While senior citizens are not the ones who commonly come to mind when we picture people at the peak of fitness, there is a small but hardy subset of elderly people who defy the typical age-related physical declines experienced by most of their cohorts.

These vigorous folks take their health and athleticism seriously. In fact, some compete in sporting events and set records for their age groups. What sets apart these superfit seniors from the rest of us? And what can we learn from them?

Exercise doesn't just keep you cardiovascularly fit-it banishes all kinds of age-related illness. A couple of studies targeting middle-aged runners indicated that their very chromosomes were healthier than those of other people their age. Intense exercise seems to raise levels of an enzyme called telomerase. This enzyme maintains and repairs chromosomes, keeping you healthier and, in effect, turning back the clock.

Muscle is important. Walking may be great for your heart, but to be in optimal shape, it's important to build muscle. A 2007 study of both young and old people found that resistance training was key in terms of strength and health.

A group of older people whose average age was 70 underwent a six-month program of weight lifting and strength training. A younger group whose participants averaged 26 years of age followed a similar workout regimen. Before the workouts began, the older people were an average of 59 percent weaker than the younger people. But after the program, they were only 38 percent weaker.

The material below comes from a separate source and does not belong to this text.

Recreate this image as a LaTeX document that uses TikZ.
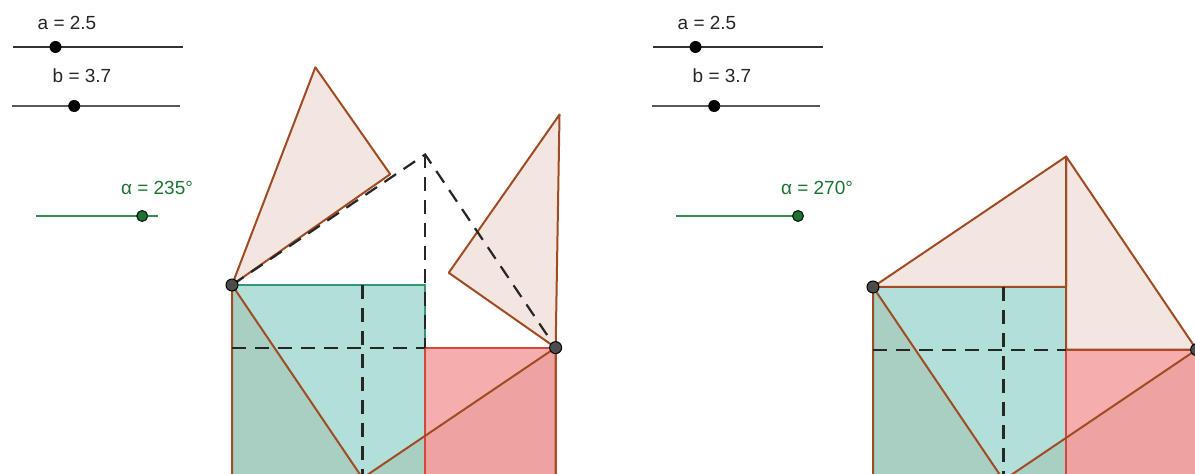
\documentclass[tikz,border=0pt]{standalone}
\usepackage{fontspec}
\setmainfont{Liberation Sans}
\usepackage{xcolor}
\usepackage{tikz}

\definecolor{tealsq}{RGB}{0,153,128}
\definecolor{tealedge}{RGB}{50,150,120}
\definecolor{redsq}{RGB}{238,118,118}
\definecolor{rededge}{RGB}{215,70,60}
\definecolor{tribrown}{RGB}{153,51,0}
\definecolor{triedge}{RGB}{160,75,35}
\definecolor{anglegreen}{RGB}{30,115,50}

\begin{document}
\begin{tikzpicture}[
        x=0.5pt, y=-0.5pt,
        font=\fontsize{9.5}{11}\selectfont,
        tealsquare/.style={fill=tealsq, fill opacity=0.3, draw=tealedge, line width=1pt},
        redsquare/.style={fill=redsq, fill opacity=0.6, draw=rededge, line width=1pt},
        trifill/.style={fill=tribrown, fill opacity=0.12},
        tri/.style={trifill, draw=triedge, line width=1pt, line join=round},
        triline/.style={draw=triedge, line width=1pt, line join=round},
        dashline/.style={draw=black!85, line width=1.1pt, dash pattern=on 7pt off 4.5pt},
        ptdot/.style={fill=black!70, draw=black, line width=0.5pt},
        sliderline/.style={draw=black!80, line width=1.2pt},
        sliderdot/.style={fill=black},
        anglelabel/.style={text=anglegreen, anchor=base},
        valtext/.style={text=black!85, anchor=base},
      ]

      \useasboundingbox (0,0) rectangle (1195,474);
      \clip (0,0) rectangle (1195,474);

      \foreach \sx/\px/\py/\ang/\lx in {0/232/285/235/157, 640/873/287/270/817} {
        \node[valtext] (alabel\ang) at (\sx+67,30) {a = 2.5};
        \draw[sliderline] (\sx+13,47) -- (\sx+183,47);
        \fill[sliderdot] (\sx+13+42.5,47) circle (3pt);

        \node[valtext] (blabel\ang) at (\sx+82,83) {b = 3.7};
        \draw[sliderline, draw=black!65] (\sx+12,106) -- (\sx+180,106);
        \fill[sliderdot] (\sx+12+62.2,106) circle (3pt);

        \node[anglelabel] (anglabel\ang) at (\lx,195) {α = \ang°};
        \draw[sliderline, line width=0.9pt, draw=anglegreen!85] (\sx+36,216) -- (\sx+158,216);
        \filldraw[fill=anglegreen, draw=black!70!anglegreen, line width=0.6pt]
          (\sx+36+\ang/270*122,216) circle (2.7pt);

        \begin{scope}[shift={(\px,\py)}, x=26.1pt, y=26.1pt]
          \pgfmathsetmacro\rot{270-\ang}

          \fill[trifill] (0,0) -- (0,-3.7) -- (2.5,-3.7) -- cycle;
          \fill[trifill] (2.5,-3.7) -- (6.2,-3.7) -- (6.2,-1.2) -- cycle;

          \filldraw[tealsquare] (0,0) rectangle (3.7,-3.8);
          \filldraw[redsquare] (3.7,-1.2) rectangle (6.2,-3.8);

          \draw[triline] (0,0) -- (0,-3.7) -- (2.5,-3.7) -- cycle;
          \draw[triline] (2.5,-3.7) -- (6.2,-3.7) -- (6.2,-1.2) -- cycle;

          \filldraw[tri, rotate around={\rot:(0,0)}]
            (0,0) -- (3.7,0) -- (3.7,2.5) -- cycle;
          \filldraw[tri, rotate around={-\rot:(6.2,-1.2)}]
            (6.2,-1.2) -- (3.7,-1.2) -- (3.7,2.5) -- cycle;

          \draw[dashline] (0,-1.2) -- (3.7,-1.2);
          \draw[dashline] (2.5,0) -- (2.5,-3.8);
          \ifnum\ang<270
            \draw[dashline] (0,0) -- (3.7,2.5) -- (6.2,-1.2);
            \draw[dashline] (3.7,2.5) -- (3.7,-1.2);
          \fi

          \filldraw[ptdot] (0,0) circle (3pt);
          \filldraw[ptdot] (6.2,-1.2) circle (3pt);
        \end{scope}
      }
    \end{tikzpicture}
\end{document}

In addition, tests showed that they were effectively able to reverse the normal age-related decline of their mitochondrial function. Mitochondria are cells' powerhouses; keeping the mitochondria working smoothly helps to keep the body free of disease.

Having support is crucial. Finding people to cheer you on in your fitness goals is important for anyone, but it may be particularly important for older people who are no longer driven by a desire to look slim or whose former workout buddies may all be dropping out of the race.

Experts have found that training partners and family members play an important role in keeping an aging athlete on his or her feet, but the biggest source of motivation typically comes from a spouse.

No matter whether you're 45 or 85, there's no excuse for not dusting off those sneakers and getting active. Your future longevity may depend on it.